- Aim -
Retype the data exactly, from its first line to the line containing "plt.rcParams['lines.scale_dashes'] = False", including both, and skip any picture.
———
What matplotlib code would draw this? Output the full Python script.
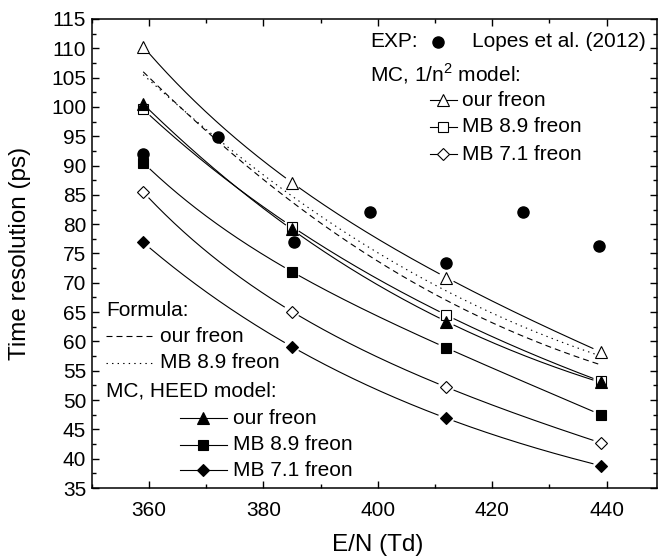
import numpy as np
import matplotlib
matplotlib.use("Agg")
import matplotlib.pyplot as plt
from matplotlib.ticker import MultipleLocator

plt.rcParams['font.family'] = ['Liberation Sans', 'DejaVu Sans']
plt.rcParams['lines.scale_dashes'] = False

# ---------------- data ----------------
en = [359, 385, 412, 439]                       # E/N (Td) of MC / formula points
n2_our = [110.3, 87.1, 70.9, 58.2]              # MC 1/n^2, our freon (open triangle)
n2_mb89 = [99.6, 79.6, 64.5, 53.2]              # MC 1/n^2, MB 8.9 freon (open square)
n2_mb71 = [85.5, 65.1, 52.2, 42.7]              # MC 1/n^2, MB 7.1 freon (open diamond)
heed_our = [100.5, 79.1, 63.4, 53.0]            # MC HEED, our freon (filled triangle)
heed_mb89 = [90.5, 71.9, 58.9, 47.5]            # MC HEED, MB 8.9 freon (filled square)
heed_mb71 = [76.9, 59.1, 46.9, 38.8]            # MC HEED, MB 7.1 freon (filled diamond)
formula_our = [106.0, 83.8, 67.0, 56.0]         # Formula, our freon (dashed)
formula_mb89 = [105.5, 84.8, 68.6, 57.5]        # Formula, MB 8.9 freon (dotted)
exp_en = [359, 372, 385.4, 398.6, 411.9, 425.3, 438.6]
exp_res = [92.0, 94.8, 77.0, 82.1, 73.4, 82.1, 76.3]   # Lopes et al. (2012)

x_ticks = [360, 380, 400, 420, 440]
y_ticks = list(range(35, 116, 5))

# ---------------- figure ----------------
W, H = 659, 557
fig = plt.figure(figsize=(W / 100, H / 100), dpi=100)
L, R, T_, B = 91.7, 657.0, 19.0, 488.0
ax = fig.add_axes([L / W, 1 - B / H, (R - L) / W, (B - T_) / H])
ax.set_xlim(350, 448.8)
ax.set_ylim(35, 115)
ax.set_xticks(x_ticks)
ax.set_yticks(y_ticks)
ax.xaxis.set_minor_locator(MultipleLocator(10))
ax.yaxis.set_minor_locator(MultipleLocator(2.5))
ax.tick_params(which='both', direction='in', top=True, right=True, width=1.0)
ax.tick_params(which='major', length=5, labelsize=15)
ax.tick_params(which='minor', length=3)
ax.tick_params(axis='x', which='major', pad=9)
ax.tick_params(axis='y', which='major', pad=4)
for s in ax.spines.values():
    s.set_linewidth(1.1)

ax.set_xlabel("E/N (Td)", fontsize=17.5)
ax.set_ylabel("Time resolution (ps)", fontsize=17.5)
ax.xaxis.set_label_coords((378 - L) / (R - L), (B - 534) / (B - T_))
ax.yaxis.set_label_coords((31 - L) / (R - L), 0.5)


def smooth(xs, ys, n=400):
    lx = np.log(np.asarray(xs, float))
    ly = np.log(np.asarray(ys, float))
    c = np.polyfit(lx, ly, len(xs) - 1)
    xf = np.linspace(xs[0], xs[-1], n)
    return xf, np.exp(np.polyval(c, np.log(xf)))


def gapped(xs, ys, r=8.0):
    xf, yf = smooth(xs, ys)
    pts = ax.transData.transform(np.column_stack([xf, yf]))
    mk = ax.transData.transform(np.column_stack([xs, ys]))
    d = np.min(np.hypot(pts[:, 0][:, None] - mk[:, 0][None, :],
                        pts[:, 1][:, None] - mk[:, 1][None, :]), axis=1)
    yf = np.where(d < r, np.nan, yf)
    return xf, yf


# formula curves
xf, yf = smooth(en, formula_our)
ax.plot(xf, yf, color='black', lw=0.8, dashes=(4.3, 2.9), zorder=2)
xf, yf = smooth(en, formula_mb89)
ax.plot(xf, yf, color='black', lw=0.8, dashes=(1.0, 3.0), zorder=2)

series = [
    (n2_our, '^', 9.0, 'white'),
    (n2_mb89, 's', 7.0, 'white'),
    (n2_mb71, 'D', 6.6, 'white'),
    (heed_our, '^', 9.0, 'black'),
    (heed_mb89, 's', 7.0, 'black'),
    (heed_mb71, 'D', 6.6, 'black'),
]
for vals, m, ms, fc in series:
    xf, yf = gapped(en, vals)
    ax.plot(xf, yf, color='black', lw=0.8, zorder=2)
for vals, m, ms, fc in series:
    ax.plot(en, vals, linestyle='none', marker=m, ms=ms, mfc=fc, mec='black',
            mew=0.8, zorder=4)

ax.plot(exp_en, exp_res, linestyle='none', marker='o', ms=8, color='black', zorder=5)

# ---------------- legend (built by hand to match layout) ----------------
TA = ax.transAxes


def fx(px):
    return (px - L) / (R - L)


def fy(py):
    return (B - py) / (B - T_)


FS = 15
kw = dict(transform=TA, fontsize=FS, va='center', ha='left')
ax.text(fx(370), fy(41.7), "EXP:", **kw)
ax.plot([fx(438)], [fy(41.7)], marker='o', ms=8, color='black', transform=TA,
        clip_on=False)
ax.text(fx(471.7), fy(41.7), "Lopes et al. (2012)", **kw)
ax.text(fx(370), fy(73.3), r"MC, 1/n$^\mathregular{2}$ model:", **kw)

rows_top = [(100.0, '^', 9.0, 'white', 'our freon'),
            (126.7, 's', 7.0, 'white', 'MB 8.9 freon'),
            (154.0, 'D', 6.6, 'white', 'MB 7.1 freon')]
for py, m, ms, fc, lab in rows_top:
    ax.plot([fx(430), fx(456.7)], [fy(py), fy(py)], color='black', lw=0.8,
            transform=TA, clip_on=False)
    ax.plot([fx(443.3)], [fy(py)], marker=m, ms=ms, mfc=fc, mec='black',
            mew=0.8, transform=TA, clip_on=False)
    ax.text(fx(461.7), fy(py), lab, **kw)

ax.text(fx(106.7), fy(310), "Formula:", **kw)
ax.plot([fx(106), fx(153.3)], [fy(336), fy(336)], color='black', lw=0.8,
        dashes=(4.3, 2.9), transform=TA)
ax.text(fx(160), fy(336), "our freon", **kw)
ax.plot([fx(106), fx(153.3)], [fy(362.7), fy(362.7)], color='black', lw=0.8,
        dashes=(1.0, 3.0), transform=TA)
ax.text(fx(160), fy(362.7), "MB 8.9 freon", **kw)
ax.text(fx(106), fy(390.7), "MC, HEED model:", **kw)

rows_bot = [(418.3, '^', 9.0, 'black', 'our freon'),
            (445.0, 's', 7.0, 'black', 'MB 8.9 freon'),
            (470.0, 'D', 6.6, 'black', 'MB 7.1 freon')]
for py, m, ms, fc, lab in rows_bot:
    ax.plot([fx(180), fx(226.7)], [fy(py), fy(py)], color='black', lw=0.8,
            transform=TA)
    ax.plot([fx(203.3)], [fy(py)], marker=m, ms=ms, mfc=fc, mec='black',
            mew=0.8, transform=TA)
    ax.text(fx(233.3), fy(py), lab, **kw)

fig.savefig("out.png", dpi=100)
———
- Final result -
What matplotlib code would draw this? Output the full Python script.
import numpy as np
import matplotlib
matplotlib.use("Agg")
import matplotlib.pyplot as plt
from matplotlib.ticker import MultipleLocator

plt.rcParams['font.family'] = ['Liberation Sans', 'DejaVu Sans']
plt.rcParams['lines.scale_dashes'] = False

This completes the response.